For ERes2NetV2 performance on short-duration wavs

Question

For ERes2NetV2 performance on short-duration wavs

JiJiJiang opened this issue 4 months ago · comments

Thank you for your well design of the ERes2Net model and make it open-source.

As you mention, the V2 version of ERes2Net improves the short-duration feature extraction capability of ERes2Net.
Are there any experimental results that support this conclusion?

If so, the ERes2Net model could be better for diarization task using the traditional clustering-based system. In this case, we usually extract speaker embeddings using a sliding-window, e.g., 1.5s.

Chen Yafeng · Answer 1 · Wed May 22 2024 16:08:21 GMT+0800 (China Standard Time)

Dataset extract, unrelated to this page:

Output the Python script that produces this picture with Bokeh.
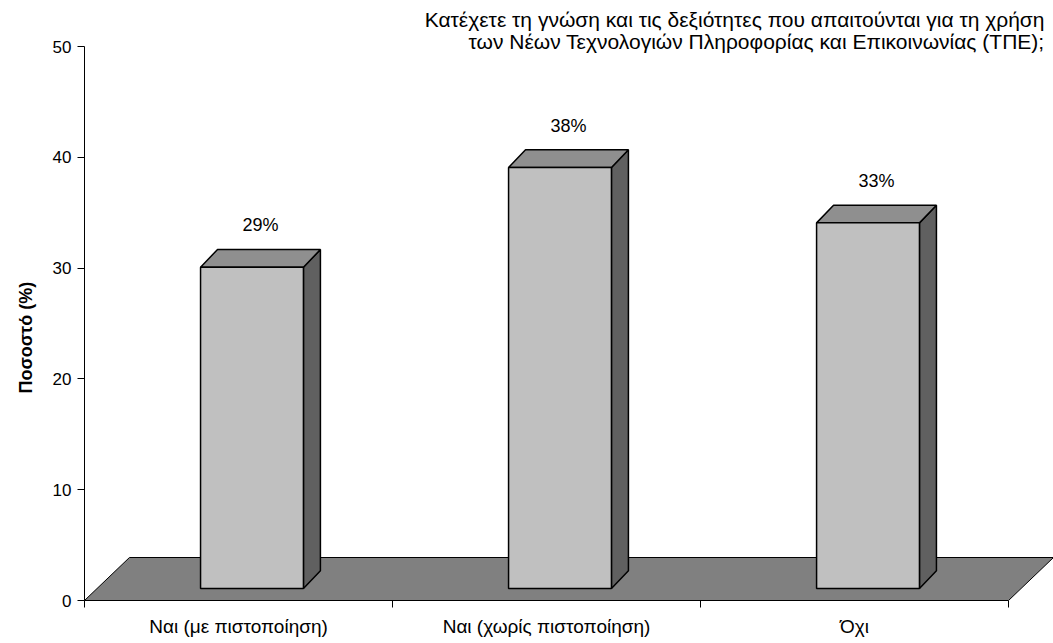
from bokeh.plotting import figure
from bokeh.models import Range1d, FixedTicker, Label, Title
from bokeh.embed import file_html
from bokeh.resources import INLINE

# ---- data ----
categories = ["Ναι (με πιστοποίηση)", "Ναι (χωρίς πιστοποίηση)", "Όχι"]
values = [29, 38, 33]
value_labels = ["29%", "38%", "33%"]
yticks = [0, 10, 20, 30, 40, 50]
title_lines = ["Κατέχετε τη γνώση και τις δεξιότητες που απαιτούνται για τη χρήση",
               "των Νέων Τεχνολογιών Πληροφορίας και Επικοινωνίας (ΤΠΕ);"]
y_title = "Ποσοστό (%)"

FONT = "Liberation Sans"

# ---- layout / scale constants (pixels) ----
W, H = 1053, 643
LEFT, BOTTOM = 83, 43
FRAME_W = W - LEFT
FRAME_H = H - BOTTOM
PX_X = 308.33          # px per category
PX_Y = 11.08           # px per percent unit
n = len(categories)

x_end = FRAME_W / PX_X
y_end = FRAME_H / PX_Y

# 3D styling offsets (in data units)
FLOOR_DX, FLOOR_DY = 45 / PX_X, 43 / PX_Y
BAR_BASE = 12 / PX_Y
BAR_SHIFT = 13.5 / PX_X
BAR_HALF = 0.167
BAR_DX, BAR_DY = 17 / PX_X, 17.7 / PX_Y
LABEL_GAP = 24 / PX_Y

p = figure(width=W, height=H, output_backend="svg", toolbar_location=None,
           x_range=Range1d(0, x_end), y_range=Range1d(0, y_end),
           min_border_left=LEFT, min_border_right=0, min_border_top=0,
           min_border_bottom=BOTTOM, background_fill_color="white",
           border_fill_color="white")
p.outline_line_color = None
p.grid.visible = False

# floor
p.patch([0, n, n + FLOOR_DX, FLOOR_DX], [0, 0, FLOOR_DY, FLOOR_DY],
        fill_color="#808080", line_color="black", line_width=1)

# bars
centers = [i + 0.5 + BAR_SHIFT for i in range(n)]
lefts = [c - BAR_HALF for c in centers]
rights = [c + BAR_HALF for c in centers]
tops = [BAR_BASE + v for v in values]
bottoms = [BAR_BASE] * n

side_xs = [[r, r + BAR_DX, r + BAR_DX, r] for r in rights]
side_ys = [[b, b + BAR_DY, t + BAR_DY, t] for b, t in zip(bottoms, tops)]
top_xs = [[l, l + BAR_DX, r + BAR_DX, r] for l, r in zip(lefts, rights)]
top_ys = [[t, t + BAR_DY, t + BAR_DY, t] for t in tops]

p.patches(side_xs, side_ys, fill_color="#606060", line_color="black", line_width=1.5)
p.patches(top_xs, top_ys, fill_color="#8F8F8F", line_color="black", line_width=1.5)
p.quad(left=lefts, right=rights, bottom=bottoms, top=tops,
       fill_color="#C0C0C0", line_color="black", line_width=1.5)

# value labels
p.text(x=[c + BAR_DX / 2 for c in centers], y=[t + BAR_DY + LABEL_GAP for t in tops],
       text=value_labels, text_align="center", text_baseline="alphabetic",
       text_font={"value": FONT}, text_font_size="18px", text_color="black")

# chart title (two right-aligned lines)
tx = (1044 - LEFT) / PX_X
for line, ypx in zip(title_lines, [18.5, 41]):
    p.add_layout(Label(x=tx, y=(FRAME_H - ypx) / PX_Y, text=line, text_align="right",
                       text_baseline="alphabetic", text_font=FONT,
                       text_font_size="21px", text_color="black"))

# x axis
xa = p.xaxis[0]
xa.ticker = FixedTicker(ticks=[i + 0.5 for i in range(n)], minor_ticks=list(range(n + 1)))
xa.major_label_overrides = {i + 0.5: c for i, c in enumerate(categories)}
xa.bounds = (0, n)
xa.major_tick_line_color = None
xa.major_tick_out = 7
xa.major_tick_in = 0
xa.minor_tick_out = 7
xa.minor_tick_in = 0
xa.minor_tick_line_color = "black"
xa.axis_line_color = "black"
xa.major_label_standoff = 8
xa.major_label_text_font = FONT
xa.major_label_text_font_size = "19px"
xa.major_label_text_color = "black"

# y axis
ya = p.yaxis[0]
ya.ticker = FixedTicker(ticks=yticks, minor_ticks=[])
ya.bounds = (yticks[0], yticks[-1])
ya.major_tick_out = 7
ya.major_tick_in = 0
ya.minor_tick_line_color = None
ya.axis_line_color = "black"
ya.major_tick_line_color = "black"
ya.major_label_standoff = 6
ya.major_label_text_font = FONT
ya.major_label_text_font_size = "17px"
ya.major_label_text_color = "black"

# y axis title (left side, positioned along the axis)
p.add_layout(Title(text=y_title, align="left", offset=207, standoff=27,
                   text_font=FONT, text_font_style="bold", text_font_size="18px",
                   text_color="black"), "left")

open("out.html", "w").write(file_html(p, INLINE))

Our experiments have thoroughly validated this conclusion, and the paper will be open-sourced in June. Thank you for your interest. You are invited to join the 3D-Speaker technical sharing session tonight at 8 pm. You can access the meeting through this link: https://mp.weixin.qq.com/s/uwvVUIDb0eaAHlfWiuwEoQ.

Hongji Wang · Answer 2 · Wed May 22 2024 16:13:08 GMT+0800 (China Standard Time)

OK I see, thank you for your answer. Looking forward to your talk and paper.